A new mobile closed circuit TV (CCTV) trailer will be used all year round in Sutherland Shire to provide greater safety at community events and target crime “hot spots”.
The federal government provided $138,516 from its Safer Communities Fund to purchase the solar-powered, rapid deployment unit for Sutherland Shire Council.
Treasurer and Cook MP Scott Morrison, and mayor Carmelo Pesce launched the unit, and were given a demonstration of its capabilities, at Dunningham Park, North Cronulla, on Friday.
The unit took just 10 minutes to set up before cameras attached to the mast were transmitting high-definition, real-time images back to a control centre at Cronulla police station.

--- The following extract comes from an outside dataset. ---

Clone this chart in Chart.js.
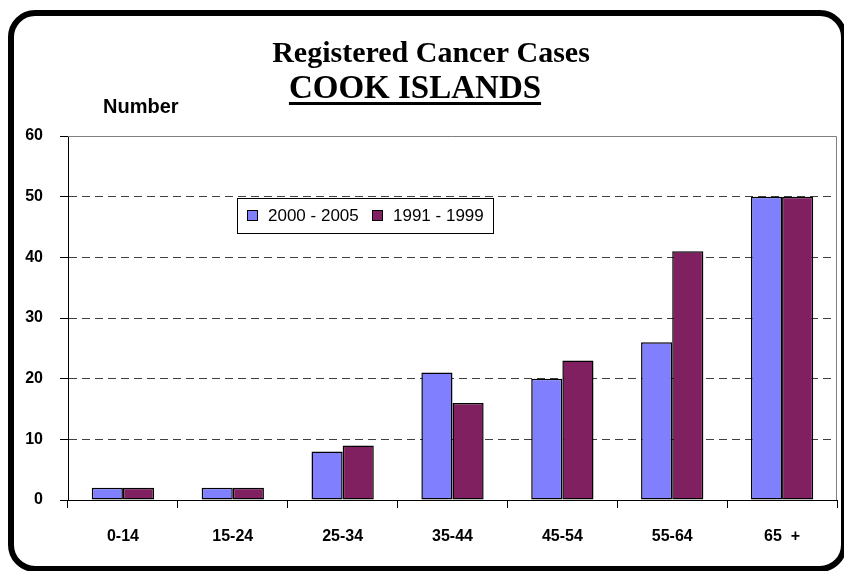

The cameras rotated to cover the entire surrounding area and zoomed in and out as directed.
From its position close to Peryman Square, the number plates of cars parked in the council car park on the northern side of North Cronulla Surf Life Saving Club about 250 metres away could be identified.
Cameras can be operated on site or remotely.
Mr Morrison said the unit was “an important tool for managing situations and proactive policing”.
“When you have great technology like this, you don’t need fixed installations everywhere,” he said
“Today, this sort of stuff is not ‘nice to have’, it’s ‘need to have’.
“It should be standard issue, really, and that’s why the program we have had in place for some years is designed to fill that gap.”
Cr Pesce said the council had hired CCTV trailers for Australia Day celebrations at Cronulla and Illawong for the last four years.
However, following events overseas, there was greater demand for hired units, so it was important the council had its own.
“We will use it as often as we can,” he said.
“For community events, it gives us an idea of what is happening with traffic management, pedestrian control and weather conditions.
“Because it can be moved anywhere quickly – attached to the back of a car – it can also be used for crime hot spots, such as locations where drug deals are done.”
Sutherland police local area commander Julian Griffiths said hired CCTV trailers had proved invaluable on Australia Day at Illawong.
”When I first arrived at Sutherland, you couldn’t see what was happening at the events,” he said.
“You had to rely on information coming back,” he said.
“Having real-time imagery to see how crowds are gathering and potential escalation of issues, so you can put [police] in the right spots its invaluable.
“CCTV, compared with relying on verbal information, is oranges and apples.”